» WHAT YOU WILL DO: Copy, exactly and only, the lines from the one with "Generate a LaTeX" up to and including the one with "(sbT) at (1130,713)", leaving pictures out.

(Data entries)
#####

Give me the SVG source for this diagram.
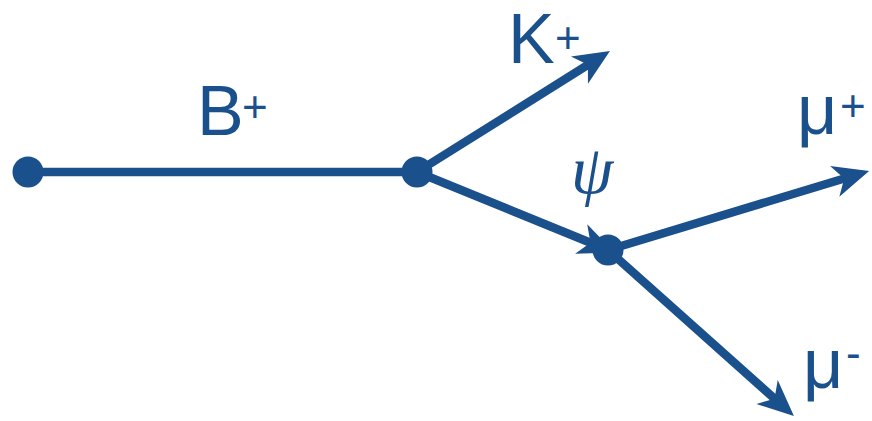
<svg xmlns="http://www.w3.org/2000/svg" width="872" height="421" viewBox="0 0 872 421">
<style>
.ln{stroke:#1a508b;stroke-width:8.5;fill:none}
.arr{marker-end:url(#ah)}
.dot{fill:#1a508b}
.lbl{font-family:"Liberation Sans",Arial,sans-serif;fill:#1a508b;font-size:70px}
.sup{font-size:44px}
.psi{font-family:"Liberation Serif","DejaVu Serif",serif;font-style:italic;fill:#1a508b;font-size:68px}
</style>
<defs>
<marker id="ah" markerUnits="userSpaceOnUse" markerWidth="40" markerHeight="36" viewBox="0 -18 40 36" refX="16" refY="0" orient="auto" overflow="visible">
<path d="M0,-16 L36,0 L0,16 L10,0 Z" fill="#1a508b"/>
</marker>
</defs>
<g id="connectors">
<line class="ln" x1="28" y1="172" x2="417" y2="172"/>
<line class="ln arr" x1="417" y1="172" x2="593" y2="61.6"/>
<line class="ln arr" x1="417" y1="172" x2="596" y2="245"/>
<line class="ln arr" x1="608" y1="250" x2="850" y2="176.7"/>
<line class="ln arr" x1="608" y1="250" x2="779" y2="402.7"/>
</g>
<g id="node-start"><circle class="dot" cx="28" cy="172" r="15.5"/></g>
<g id="node-B-decay"><circle class="dot" cx="417" cy="172" r="15.5"/></g>
<g id="node-psi-decay"><circle class="dot" cx="608" cy="250" r="15.5"/></g>
<g id="label-B"><text class="lbl" x="197" y="135">B<tspan class="sup" x="242" y="122">+</tspan></text></g>
<g id="label-K"><text class="lbl" x="508" y="63">K<tspan class="sup" x="555" y="53">+</tspan></text></g>
<g id="label-psi"><text class="psi" x="571" y="193">ψ</text></g>
<g id="label-mup"><text class="lbl" x="797" y="134">μ<tspan class="sup" x="840" y="121" font-size="40">+</tspan></text></g>
<g id="label-mum"><text class="lbl" x="803" y="388">μ<tspan class="sup" x="846" y="368" font-size="40">-</tspan></text></g>
</svg>
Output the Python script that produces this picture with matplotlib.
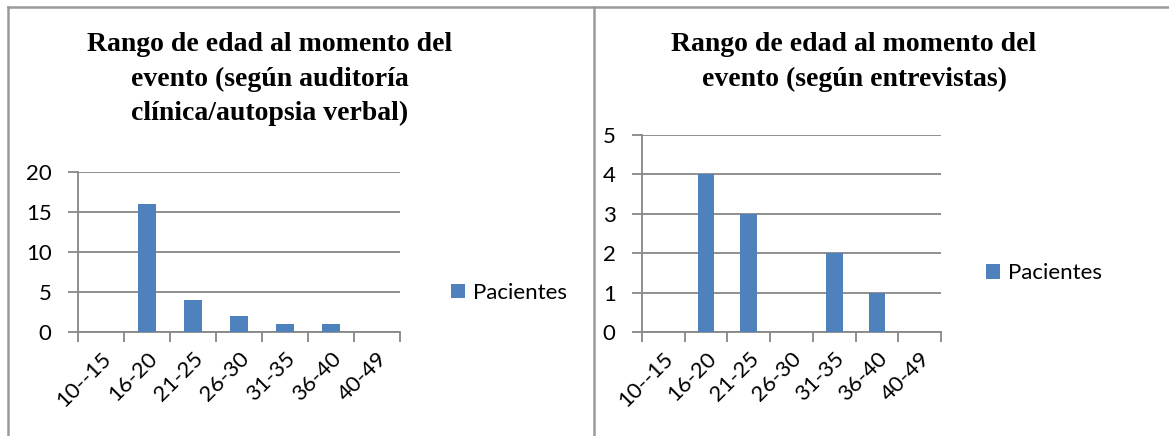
import matplotlib.pyplot as plt
from matplotlib.lines import Line2D

# age ranges and patient counts per source
rangos = ["10--15", "16-20", "21-25", "26-30", "31-35", "36-40", "40-49"]
auditoria = [0, 16, 4, 2, 1, 1, 0]
entrevistas = [0, 4, 3, 0, 2, 1, 0]

titulo_izq = "Rango de edad al momento del\nevento (según auditoría\nclínica/autopsia verbal)"
titulo_der = "Rango de edad al momento del\nevento (según entrevistas)"

BAR = "#4F81BD"
GRID = "#878787"
FRAME = "#9a9a9a"
FS = 16

W, H = 1169, 436
fig = plt.figure(figsize=(W / 100, H / 100), dpi=100)


def px_axes(x0, x1, y_top, y_bot):
    return fig.add_axes([x0 / W, 1 - y_bot / H, (x1 - x0) / W, (y_bot - y_top) / H])


def draw(ax, values, ymax, step, leg_x, leg_y):
    x = list(range(len(rangos)))
    ax.bar(x, values, width=0.39, color=BAR, label="Pacientes", zorder=3)
    ax.set_xlim(-0.5, len(rangos) - 0.5)
    ax.set_ylim(0, ymax)
    ax.set_yticks(range(0, ymax + 1, step))
    ax.yaxis.grid(True, color=GRID, lw=1.3, zorder=0)
    for s in ("top", "right"):
        ax.spines[s].set_visible(False)
    for s in ("left", "bottom"):
        ax.spines[s].set_color(GRID)
        ax.spines[s].set_linewidth(1.3)
    # boundary ticks between categories, labels at centres
    ax.set_xticks([i - 0.5 for i in range(len(rangos) + 1)])
    ax.set_xticklabels([])
    ax.set_xticks(x, minor=True)
    ax.set_xticklabels(rangos, minor=True, rotation=45, ha="right",
                       rotation_mode="anchor", fontsize=FS, family="Lato")
    ax.tick_params(axis="x", which="major", length=7, color=GRID, width=1.3)
    ax.tick_params(axis="x", which="minor", length=0, pad=12)
    ax.tick_params(axis="y", length=7, color=GRID, width=1.3, pad=12)
    for t in ax.get_yticklabels():
        t.set_fontsize(FS)
        t.set_family("Lato")
    ax.legend(loc="center left", bbox_to_anchor=(leg_x, leg_y), frameon=False,
              handlelength=0.65, handleheight=0.65, handletextpad=0.35,
              borderaxespad=0, prop={"family": "Lato", "size": FS})


ax1 = px_axes(78, 400, 172, 332)
draw(ax1, auditoria, 20, 5, 1.13, 0.245)

ax2 = px_axes(642, 941, 135, 332)
draw(ax2, entrevistas, 5, 1, 1.12, 0.3)

tfont = dict(family="Liberation Serif", weight="bold", fontsize=20,
             ha="center", va="top", linespacing=1.5)
fig.text(270 / W, 1 - 32 / H, titulo_izq, **tfont)
fig.text(854 / W, 1 - 32 / H, titulo_der, **tfont)

# table frame around the two charts
for xs, ys in (([8, W], [7, 7]), ([8, 8], [7, H]), ([594, 594], [7, H])):
    fig.add_artist(Line2D([v / W for v in xs], [1 - v / H for v in ys],
                          color=FRAME, lw=1.8))

fig.savefig("out.png", dpi=100)
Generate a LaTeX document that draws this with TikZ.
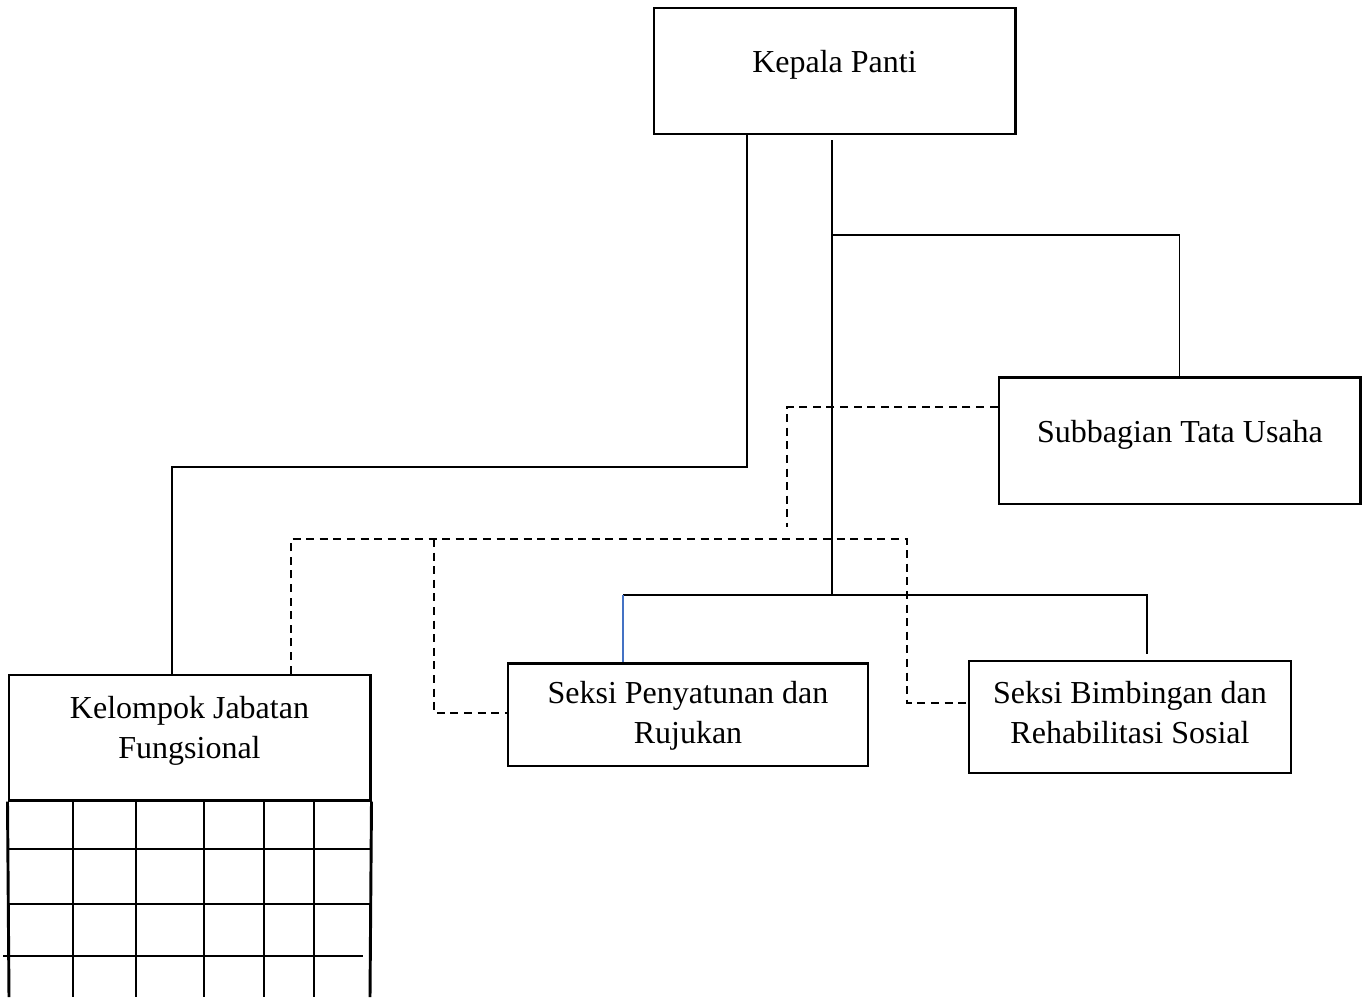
\documentclass[tikz,border=0pt]{standalone}
\usepackage{fontspec}
\setmainfont{Liberation Serif}
\usepackage{tikz}
\usetikzlibrary{positioning}
\definecolor{linkblue}{RGB}{68,114,196}

\begin{document}
\begin{tikzpicture}[x=0.375pt,y=-0.375pt,font=\fontsize{12}{15}\selectfont,
   box/.style={draw,line width=1.1pt,inner sep=0pt},
   lbl/.style={align=center,inner sep=0pt},
   conn/.style={line width=0.5pt},
   dashline/.style={line width=0.8pt,dash pattern=on 3pt off 2.1pt},
   cell/.style={line width=0.55pt}]
  \useasboundingbox (0,0) rectangle (1367,997);
  \node[box,minimum width=135.4pt,minimum height=47.25pt] (kepala) at (834.5,71) {};
  \node[lbl] (kepalaT) at (834.5,65) {Kepala Panti};
  \node[box,minimum width=135.4pt,minimum height=47.6pt] (tu) at (1179.5,440.5) {};
  \node[lbl] (tuT) at (1180,435) {Subbagian Tata Usaha};
  \node[box,minimum width=135.4pt,minimum height=46.9pt] (kjf) at (189.5,737.5) {};
  \node[lbl] (kjfT) at (189.5,731) {Kelompok Jabatan\\Fungsional};
  \node[box,minimum width=135pt,minimum height=38.6pt] (sp) at (688,714.5) {};
  \node[lbl] (spT) at (688,716) {Seksi Penyatunan dan\\Rujukan};
  \node[box,minimum width=120.75pt,minimum height=42pt] (sb) at (1130,717) {};
  \node[lbl] (sbT) at (1130,713) {Seksi Bimbingan dan\\Rehabilitasi Sosial};

  \foreach \x in {73,136,204,264,314}
    \draw[cell] (\x,800) -- (\x,997);
  \foreach \y in {849,904}
    \draw[cell] (9,\y) -- (370,\y);
  \draw[cell] (3,956) -- (363,956);
  \draw[line width=1.1pt] (kjf.south west) -- (9,997) (kjf.south east) -- (370,997);

  \coordinate (j1) at (747,467);
  \coordinate (j2) at (172,467);
  \draw[conn] (kepala.south -| j1) -- (j1) -- (j2) -- (kjf.north -| j2);
  \coordinate (t0) at (832,140);
  \coordinate (t1) at (832,235);
  \coordinate (t2) at (832,595);
  \draw[conn] (t0) -- (t2);
  \draw[conn] (t1) -| (tu.north);
  \coordinate (p1) at (623,595);
  \coordinate (b1) at (1147,595);
  \draw[conn] (p1) -- (b1) -- ([yshift=1.9pt]sb.north -| b1);
  \draw[conn,linkblue] (p1) -- (sp.north -| p1);

  \coordinate (d1) at (787,407);
  \coordinate (d2) at (787,527);
  \draw[dashline] (tu.west |- d1) -- (d1) -- (d2);
  \coordinate (k1) at (291,539);
  \coordinate (r1) at (907,539);
  \coordinate (r2) at (907,703);
  \draw[dashline] (kjf.north -| k1) -- (k1) -- (r1) -- (r2) -- (sb.west |- r2);
  \coordinate (s1) at (434,539);
  \coordinate (s2) at (434,713);
  \draw[dashline] (s1) -- (s2) -- (sp.west |- s2);
\end{tikzpicture}
\end{document}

#####

» REPLY TO THE TASK:
Generate a LaTeX document that draws this with TikZ.
\documentclass[tikz,border=0pt]{standalone}
\usepackage{fontspec}
\setmainfont{Liberation Serif}
\usepackage{tikz}
\usetikzlibrary{positioning}
\definecolor{linkblue}{RGB}{68,114,196}

\begin{document}
\begin{tikzpicture}[x=0.375pt,y=-0.375pt,font=\fontsize{12}{15}\selectfont,
   box/.style={draw,line width=1.1pt,inner sep=0pt},
   lbl/.style={align=center,inner sep=0pt},
   conn/.style={line width=0.5pt},
   dashline/.style={line width=0.8pt,dash pattern=on 3pt off 2.1pt},
   cell/.style={line width=0.55pt}]
  \useasboundingbox (0,0) rectangle (1367,997);
  \node[box,minimum width=135.4pt,minimum height=47.25pt] (kepala) at (834.5,71) {};
  \node[lbl] (kepalaT) at (834.5,65) {Kepala Panti};
  \node[box,minimum width=135.4pt,minimum height=47.6pt] (tu) at (1179.5,440.5) {};
  \node[lbl] (tuT) at (1180,435) {Subbagian Tata Usaha};
  \node[box,minimum width=135.4pt,minimum height=46.9pt] (kjf) at (189.5,737.5) {};
  \node[lbl] (kjfT) at (189.5,731) {Kelompok Jabatan\\Fungsional};
  \node[box,minimum width=135pt,minimum height=38.6pt] (sp) at (688,714.5) {};
  \node[lbl] (spT) at (688,716) {Seksi Penyatunan dan\\Rujukan};
  \node[box,minimum width=120.75pt,minimum height=42pt] (sb) at (1130,717) {};
  \node[lbl] (sbT) at (1130,713) {Seksi Bimbingan dan\\Rehabilitasi Sosial};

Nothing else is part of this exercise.